Fitch counterparty criteria take on board feedback
Tuesday, 15 March 2011
Fitch released new covered bond counterparty criteria yesterday (Monday), but their effect on covered bond ratings will be limited and market participants contrasted their release with Standard & Poor’s parallel actions in January.
Fitch said that it will review programmes affected by the new criteria over the coming six months.
“The agency expects that application of the criteria to existing rated covered bond programmes will have an immediate effect on a limited number of covered bond ratings,” it said. “Most programmes, particularly those with internal counterparties, will only be affected if the issuer’s rating deteriorates by several notches. This is based on the expectation that issuers, notably of programmes with extended maturity for principal payments, will be able and willing to improve the liquidity protection against potential missed interest payments shortly after an issuer or account bank default.”

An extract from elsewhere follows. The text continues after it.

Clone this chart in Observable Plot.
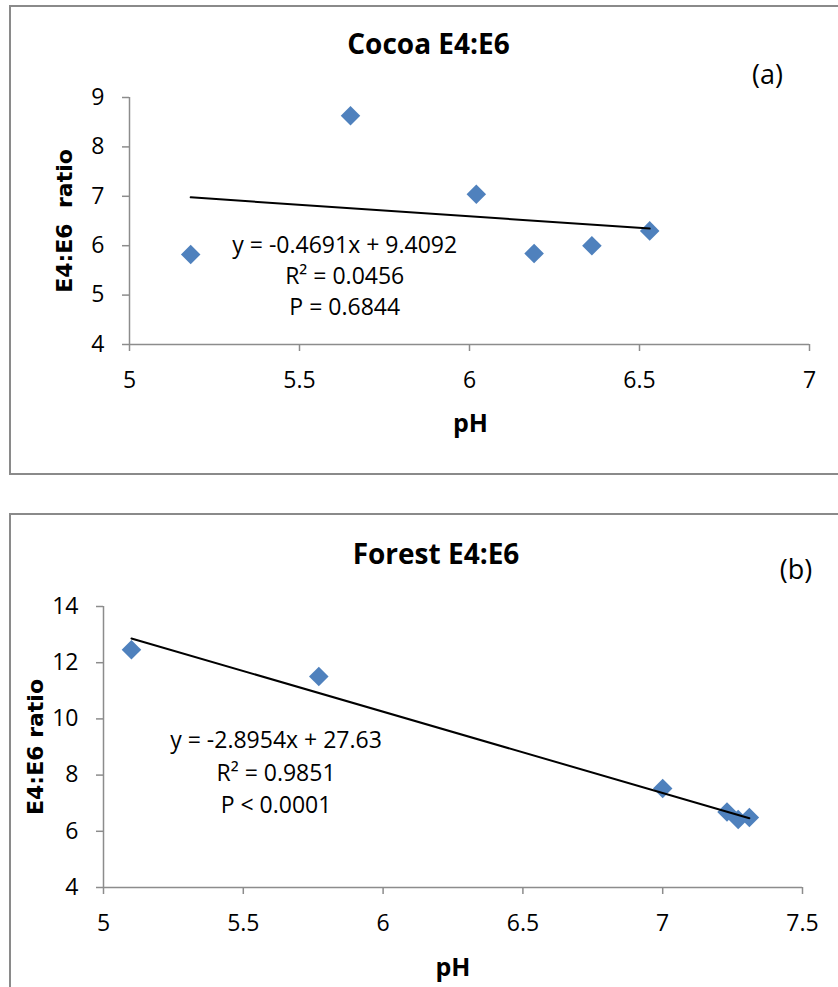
<!DOCTYPE html>
<html>
<head>
<meta charset="utf-8">
<script src="https://cdn.jsdelivr.net/npm/d3@7"></script>
<script src="https://cdn.jsdelivr.net/npm/@observablehq/plot@0.6"></script>
<style>
  html, body { margin: 0; padding: 0; background: #fff; overflow: hidden; }
  #page { position: relative; width: 838px; height: 987px; overflow: hidden; background: #fff; }
  .box { position: absolute; border: 2px solid #8a8a8a; box-sizing: content-box; }
  .chart { position: absolute; left: 0; }
</style>
</head>
<body>
<div id="page">
  <div class="box" style="left:9px; top:5px; width:900px; height:466px;"></div>
  <div class="box" style="left:9px; top:513px; width:900px; height:600px;"></div>
  <div class="chart" id="ca" style="top:0px;"></div>
  <div class="chart" id="cb" style="top:490px;"></div>
</div>
<script>
// ---- Panel (a): Cocoa ----
const A_TITLE = "Cocoa E4:E6";
const A_TAG = "(a)";
const A_YLABEL = "E4:E6  ratio";
const A_PH = [5.18, 5.65, 6.02, 6.19, 6.36, 6.53];
const A_RATIO = [5.82, 8.63, 7.04, 5.84, 6.00, 6.30];
const A_SLOPE = -0.4691, A_INTERCEPT = 9.4092;
const A_EQ = ["y = -0.4691x + 9.4092", "R² = 0.0456", "P = 0.6844"];
const A_XTICKS = [5, 5.5, 6, 6.5, 7];
const A_YTICKS = [4, 5, 6, 7, 8, 9];

// ---- Panel (b): Forest ----
const B_TITLE = "Forest E4:E6";
const B_TAG = "(b)";
const B_YLABEL = "E4:E6 ratio";
const B_PH = [5.10, 5.77, 7.00, 7.23, 7.27, 7.31];
const B_RATIO = [12.46, 11.51, 7.52, 6.69, 6.42, 6.49];
const B_SLOPE = -2.8954, B_INTERCEPT = 27.63;
const B_EQ = ["y = -2.8954x + 27.63", "R² = 0.9851", "P < 0.0001"];
const B_XTICKS = [5, 5.5, 6, 6.5, 7, 7.5];
const B_YTICKS = [4, 6, 8, 10, 12, 14];

const XLABEL = "pH";
const AXIS_GRAY = "#8c8c8c";
const DOT_BLUE = "#4F81BD";
const fmt = d3.format("~g");

function panel(cfg) {
  const pts = cfg.xs.map((x, i) => ({x, y: cfg.ys[i]}));
  const x0 = d3.min(cfg.xs), x1 = d3.max(cfg.xs);
  const trend = [x0, x1].map(x => ({x, y: cfg.slope * x + cfg.intercept}));
  return Plot.plot({
    width: 838,
    height: cfg.height,
    marginLeft: cfg.m[0], marginRight: cfg.m[1], marginTop: cfg.m[2], marginBottom: cfg.m[3],
    x: {domain: [cfg.xTicks[0], cfg.xTicks[cfg.xTicks.length - 1]], label: null},
    y: {domain: [cfg.yTicks[0], cfg.yTicks[cfg.yTicks.length - 1]], label: null},
    style: {background: "none", fontFamily: "'Open Sans', sans-serif", fontSize: "23px", color: "black", overflow: "visible"},
    marks: [
      Plot.axisX(cfg.xTicks, {tickSize: 7, tickPadding: 20, tickFormat: fmt, stroke: AXIS_GRAY, strokeWidth: 1.5, fill: "black", fontSize: 23, label: null}),
      Plot.axisY(cfg.yTicks, {tickSize: 7, tickPadding: 18, tickFormat: fmt, stroke: AXIS_GRAY, strokeWidth: 1.5, fill: "black", fontSize: 23, label: null}),
      Plot.ruleY([cfg.yTicks[0]], {stroke: AXIS_GRAY, strokeWidth: 1.5}),
      Plot.ruleX([cfg.xTicks[0]], {stroke: AXIS_GRAY, strokeWidth: 1.5}),
      Plot.dot(pts, {x: "x", y: "y", symbol: "diamond2", r: 8.8, fill: DOT_BLUE, stroke: "none"}),
      Plot.line(trend, {x: "x", y: "y", stroke: "black", strokeWidth: 2}),
      Plot.text([cfg.eq.join("\n")], {x: () => cfg.eqX, y: () => cfg.eqY, text: d => d, lineHeight: cfg.eqLH, fontSize: 23, fill: "black"}),
      Plot.text([cfg.title], {frameAnchor: "top", lineAnchor: "middle", textAnchor: "middle", text: d => d, dx: cfg.titleD[0], dy: cfg.titleD[1], fontSize: 28, fontWeight: "bold", fill: "black"}),
      Plot.text([cfg.tag], {frameAnchor: "top", lineAnchor: "middle", textAnchor: "middle", text: d => d, dx: cfg.tagD[0], dy: cfg.tagD[1], fontSize: 27, fill: "black"}),
      Plot.text([XLABEL], {frameAnchor: "bottom", lineAnchor: "middle", textAnchor: "middle", text: d => d, dx: cfg.xlabD[0], dy: cfg.xlabD[1], fontSize: 25, fontWeight: "bold", fill: "black"}),
      Plot.text([cfg.ylabel], {frameAnchor: "left", lineAnchor: "middle", textAnchor: "middle", text: d => d, rotate: -90, dx: cfg.ylabD[0], dy: cfg.ylabD[1], fontSize: 22, fontWeight: "bold", fontFamily: "'DejaVu Sans', sans-serif", fill: "black"})
    ]
  });
}

document.getElementById("ca").append(panel({
  height: 490, m: [129, 29, 97, 146],
  xs: A_PH, ys: A_RATIO, slope: A_SLOPE, intercept: A_INTERCEPT,
  xTicks: A_XTICKS, yTicks: A_YTICKS,
  eq: A_EQ, eqX: 5.633, eqY: 5.417, eqLH: 1.35,
  title: A_TITLE, titleD: [-41, -52],
  tag: A_TAG, tagD: [298, -22],
  xlabD: [1, 79],
  ylabel: A_YLABEL, ylabD: [-65, 0]
}));

document.getElementById("cb").append(panel({
  height: 497, m: [103, 36, 116, 100],
  xs: B_PH, ys: B_RATIO, slope: B_SLOPE, intercept: B_INTERCEPT,
  xTicks: B_XTICKS, yTicks: B_YTICKS,
  eq: B_EQ, eqX: 5.617, eqY: 8.17, eqLH: 1.4,
  title: B_TITLE, titleD: [-17, -51.5],
  tag: B_TAG, tagD: [343, -36],
  xlabD: [0, 80],
  ylabel: B_YLABEL, ylabD: [-68, 0]
}));
</script>
</body>
</html>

The rating agency said that a potential mitigant issuers may choose to increase is overcollateralisation.
“If this risk remained insufficiently mitigated, according to the new criteria, the affected programmes’ ratings would be tied more closely to the applicable Issuer Default Rating (IDR) through a largely increased Discontinuity Factor (D-Factor),” added Fitch. “This may automatically result in downgrading covered bonds’ ratings from their current level.”
The introduction of the new criteria followed an exposure draft released in October 2010.
A covered bond banker who had met with Fitch ahead of yesterday’s release and also with S&P regarding their counterparty criteria said that he felt Fitch had handled the changes to their criteria more carefully.
“Fitch said that there would be some changes given the feedback that had been made,” he said. “They were more taking on board the feedback in terms of what we wanted to change, making some improvements, and they seemed quite open to the ideas we presented to them.
“We also got the feeling that the whole approach was more thought-through and convincing than S&P, where the changes seem to have been driven by people not close to covered bonds.”
Fitch described in its release changes it had made to its proposals in light of industry feedback.
“Market participants generally expressed their support for a separate covered bond specific counterparty criteria report that takes into account the dual-recourse and dynamic nature of covered bond programmes,” it said. “Having reviewed the feedback, the agency has made various changes and clarifications to the final counterparty criteria compared to the exposure draft.”
When S&P in January announced that it was delaying its implementation to covered bonds of counterparty criteria for structured finance transactions, and would be reviewing the relevant criteria, it said that the new review would take into account “the dual recourse nature of covered bonds” as well as “the multiple number of counterparties that may provide support to the covered bonds”.
A market participant said that he expected revised proposals from S&P to emerge by next month.